As you walk up the stairs to the second floor of LBMA (@lbmaorg) to continue your tour of “Vitality and Verve: Transforming the Urban Landscape“, the first piece you will encounter is an untitled installation by Meggs (@houseofmeggs) of a familiar gun range target character bursting out the wall as if he had just shot a bullet through it. If you look closely at the wall in person, you can see where Meggs plastered the wall to create this effect. If you walk behind this wall, you will meet the gunman in full view, except now you will notice that he is in fact NOT holding a gun, but rather a spray can. This is a huge distinction that I did not catch the first time I visited.

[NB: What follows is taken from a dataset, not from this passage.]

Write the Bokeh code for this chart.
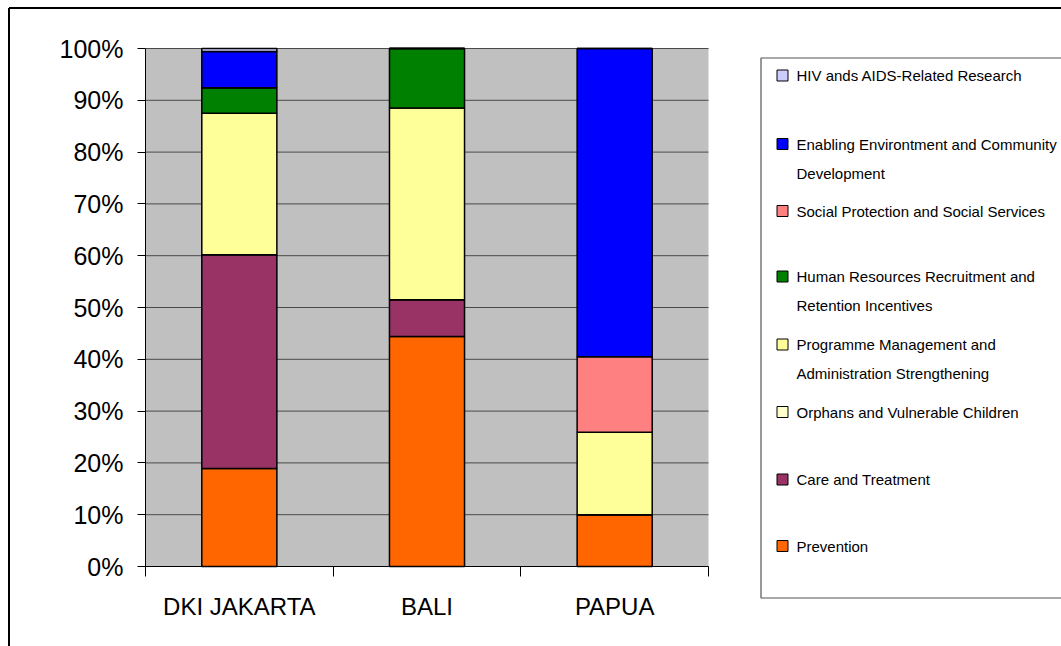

If you look behind you now, you will read the message “NOT THE ENEMY”. This seems to be directed at Long Beach Police Department for the shooting and murder of a local teen vandal, Hector Morejon, the same Hector that Saber refers to in his “Too Many Names” mural that is on the first floor, directly below the Meggs installation. The police had mistaken his spray paint can as a firearm, “I thought I saw a gun.” Should officers be allowed to be so careless? Meggs answers that law enforcement officers view potential criminals as target practice, but when you start to peel that away, they should be horrified to find a real person behind it.
Well, that was a dark commentary so let’s keep moving. Next to the wall of your first encounter with Meggs’ installation is an acrylic on wood panel by Cryptik (@cryptk). Looking at Cryptik’s work sometimes frustrates me because I really want to know what it says. Anyone else feel like this?
In the same room as the Meggs installation is a photography installation by Brandon Shigeta (@bshigeta), who also happens to be an architect.
This Alex Yanes installation is freakin’ fun-tastic. It’s got a shark in the waves, a tiger, palm trees, birds; just looking at it make me feel refreshed.
The real star of the room resides in a modest corner by the master painter/illustrator Aaron Horkey (@aaronhorkey). This chimera of a fantastical monster confuses, disgusts, and amazes me all at the same damn time. So I did some research (aka look up on Wikipedia) and this beast is a literal depiction of Capricorn, with a “head and body of a mountain goat, and the lower body and tail of a fish“. He has an empty saddle, so perhaps he is wandering the universe looking for his lost master.
In the next room the first mural you see is Jeff Soto (@jeffsotoart)’s contribution, “The Stars at Night”.
Then, of course, there are the Low Bros mural and an acrylic on canvas piece by the brothers as well.
Greg Craola Simkin (@craola)’s wall is directly behind the Horkey wall. Craola’s affinity for birds is well known and the huge presence of the red bird makes it obvious for those that didn’t know already (Does anyone know what kind of bird that is?). This wall is also a throwback to Craola’s graffiti writer days with the huge “Craola” tag taking up most of the wall and a rather humorous take at that. Notice the “R” in “CRAOLA” is made to look like it was painted on a post-it note, as if he had misspelled his own name the first time.
The Oceanview Gallery is the last gallery room in the exhibit, but by far from being the least room in the exhibit. Cryptik’s mural seems to be a continuation of the “Alboni Temple” motif found in the Pow! Wow! Long Beach mural event.
Across from the Cryptik is Andrew Schoultz’s 3D installation “Explosions, Bursts, and Breakage” complete with neon colored benches to enjoy the view.
The theme of this last mural by John Culqui is very fitting because directly across from it is a balcony which directly looks over the beach.
Did this show succeed in what it set out to do? Ronald Nelson of LBMA wrote that he wanted to “[challenge] many of the conventions of paintings usually found hanging in a traditional and unsuspecting museum setting.” Fire extinguisher tag? Check. Gunman shooting through a wall? Check. Two street artists collaborating from different countries collaborating on a wall? Check. For a relatively small museum in a not-so-resourceful city such as Long Beach to put together a show like this would have taken a lot of effort. It certainly wasn’t as groundbreaking as “Art in the Streets” at MOCA, but it is beyond what I would have ever imagined possible here in a small museum like this.
I’m glad to see minor and even major museums accepting and, more importantly, trusting new contemporary and street artists with stewardship of their walls. This is a really good time for us to be in.